Qu’à cela ne tienne, le taux de diplomation et de qualification est passé de 57,5 % en 2009 à… 70,4 % en 2015. Un bond de géant. Pour la même période, la CSDM a progressé de 69,5 % à 73 %. « Les employés de la CSPI sont particulièrement fiers de ces résultats car malgré une grande concentration d’élèves issus de milieux défavorisés, nous commençons à atteindre des taux de diplomation aussi élevés que d’autres territoires, et notre taux de décrochage est significativement en baisse. La côte était grande à monter, mais nous l’avons gravi tous ensemble, c’est une très grande réussite selon moi », affirme M. Boudreault.

Formation professionnelle et services aux entreprises

La CSPI, qui compte sur son territoire plusieurs parcs industriels, est l’une des commissions scolaires qui offrent le plus d’opportunités en formation professionnelle au Québec avec ses 40 programmes. Elle possède certaines exclusivités nationales et régionales, dont le Centre de formation des métiers de l’acier, à Anjou, et l’École hôtelière de Montréal Calixa-Lavallée, à Montréal-Nord. « La formation professionnelle a toujours été extrêmement importante pour l’Est de Montréal, nous sommes entourés d’industries très diversifiées. C’est un secteur qui doit évoluer et travailler avec son environnement, et on continue à le faire quotidiennement. La formation professionnelle est un créneau naturellement important pour la CSPI », explique son président.

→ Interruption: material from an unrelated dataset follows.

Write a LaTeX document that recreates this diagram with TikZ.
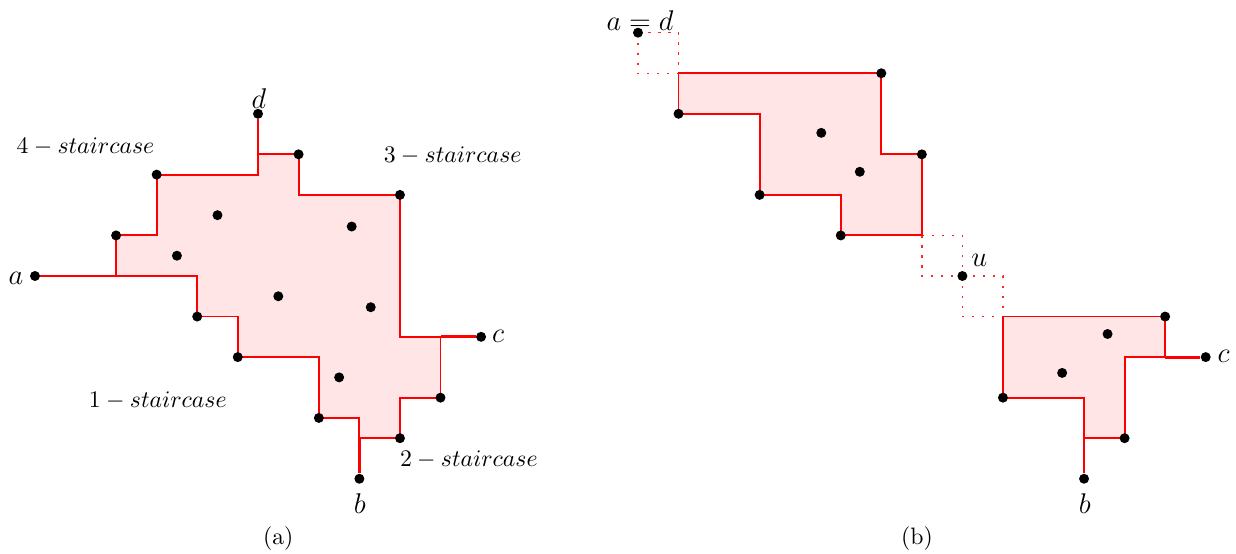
\documentclass[tikz,border=0pt]{standalone}
\begin{document}
\begin{tikzpicture}[x=0.6cm,y=0.6cm,
  pt/.style={circle,fill=black,inner sep=0pt,minimum size=4.2pt},
  stem/.style={red,line width=1.2pt},
  region/.style={fill=red!10,draw=red,line width=0.8pt},
  ghost/.style={red!85,line width=0.6pt,dash pattern=on 0.9pt off 3.3pt},
  lbl/.style={font=\large,inner sep=0pt},
  stl/.style={inner sep=0pt},
  capt/.style={inner sep=0pt}]
\useasboundingbox (-0.863,-6.855) rectangle (29.617,6.806);
% ---------------- (a) ----------------
\path[region] (2,0) -- (2,1) -- (3,1) -- (3,2.5) -- (5.5,2.5) -- (5.5,3) -- (6.5,3) -- (6.5,2) -- (9,2) -- (9,-1.5) -- (10,-1.5) -- (10,-3) -- (9,-3) -- (9,-4) -- (8,-4) -- (8,-3.5) -- (7,-3.5) -- (7,-2) -- (5,-2) -- (5,-1) -- (4,-1) -- (4,0) -- cycle;
\node[pt] (a) at (0,0) {};
\node[pt] (d) at (5.5,4) {};
\node[pt] (c) at (11,-1.5) {};
\node[pt] (b) at (8,-5) {};
\coordinate (ja) at (2,0);
\coordinate (jd) at (5.5,3);
\coordinate (jc) at (10,-1.5);
\coordinate (jb) at (8,-4);
\draw[stem] (a) -- (ja);
\draw[stem] (d) -- (jd);
\draw[stem] (c) -- (jc);
\draw[stem] (b) -- (jb);
\node[pt] (p1) at (2,1) {};
\node[pt] (p2) at (3,2.5) {};
\node[pt] (p3) at (6.5,3) {};
\node[pt] (p4) at (9,2) {};
\node[pt] (p5) at (10,-3) {};
\node[pt] (p6) at (9,-4) {};
\node[pt] (p7) at (7,-3.5) {};
\node[pt] (p8) at (5,-2) {};
\node[pt] (p9) at (4,-1) {};
\node[pt] (q1) at (4.5,1.5) {};
\node[pt] (q2) at (3.5,0.5) {};
\node[pt] (q3) at (6,-0.5) {};
\node[pt] (q4) at (7.81,1.22) {};
\node[pt] (q5) at (8.28,-0.77) {};
\node[pt] (q6) at (7.5,-2.5) {};
\node[lbl] (la) at (-0.47,-0.05) {$a$};
\node[lbl] (ld) at (5.52,4.37) {$d$};
\node[lbl] (lc) at (11.42,-1.5) {$c$};
\node[lbl] (lb) at (8.01,-5.62) {$b$};
\node[stl] (s4) at (1.245,3.196) {$4-staircase$};
\node[stl] (s3) at (10.30,2.97) {$3-staircase$};
\node[stl] (s1) at (3.03,-3.08) {$1-staircase$};
\node[stl] (s2) at (10.70,-4.54) {$2-staircase$};
\node[capt] (capa) at (6.0,-6.47) {(a)};
% ---------------- (b) ----------------
\begin{scope}[shift={(14.87,6)}]
\draw[ghost] (0,0) rectangle (1,-1);
\draw[ghost] (7,-5) rectangle (8,-6);
\draw[ghost] (8,-6) rectangle (9,-7);
\path[region] (1,-1) -- (6,-1) -- (6,-3) -- (7,-3) -- (7,-5) -- (5,-5) -- (5,-4) -- (3,-4) -- (3,-2) -- (1,-2) -- cycle;
\path[region] (9,-7) -- (13,-7) -- (13,-8) -- (12,-8) -- (12,-10) -- (11,-10) -- (11,-9) -- (9,-9) -- cycle;
\node[pt] (ad) at (0,0) {};
\node[pt] (u) at (8,-6) {};
\node[pt] (c2) at (14,-8) {};
\node[pt] (b2) at (11,-11) {};
\coordinate (jc2) at (13,-8);
\coordinate (jb2) at (11,-10);
\draw[stem] (c2) -- (jc2);
\draw[stem] (b2) -- (jb2);
\node[pt] (r1) at (6,-1) {};
\node[pt] (r2) at (7,-3) {};
\node[pt] (r3) at (5,-5) {};
\node[pt] (r4) at (3,-4) {};
\node[pt] (r5) at (1,-2) {};
\node[pt] (r6) at (4.52,-2.47) {};
\node[pt] (r7) at (5.47,-3.43) {};
\node[pt] (r8) at (13,-7) {};
\node[pt] (r9) at (12,-10) {};
\node[pt] (r10) at (9,-9) {};
\node[pt] (r11) at (11.58,-7.43) {};
\node[pt] (r12) at (10.46,-8.39) {};
\end{scope}
\node[lbl] (lad) at (14.92,6.29) {$a=d$};
\node[lbl] (lu) at (23.29,0.39) {$u$};
\node[lbl] (lc2) at (29.31,-1.99) {$c$};
\node[lbl] (lb2) at (25.89,-5.62) {$b$};
\node[capt] (capb) at (21.75,-6.47) {(b)};
\end{tikzpicture}
\end{document}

Quant au Centre de services aux entreprises, populaire auprès des entreprises de l’Est mais qui pourrait l’être davantage selon M. Boudreault, il a la particularité et l’avantage d’être très flexible : « Quand on reçoit une demande pour un besoin de formation particulier, c’est extrêmement rare que nous ne trouvons pas une solution pour l’entreprise. Généralement nous allons réussir à donner la formation, ou nous allons diriger l’entreprise vers les bonnes ressources », dit-il. Cet établissement est également de plus en plus sollicité pour la reconnaissance d’équivalences, surtout auprès des nombreux immigrants sur le territoire qui arrivent avec des formations bien sûr acquises dans leur pays d’origine.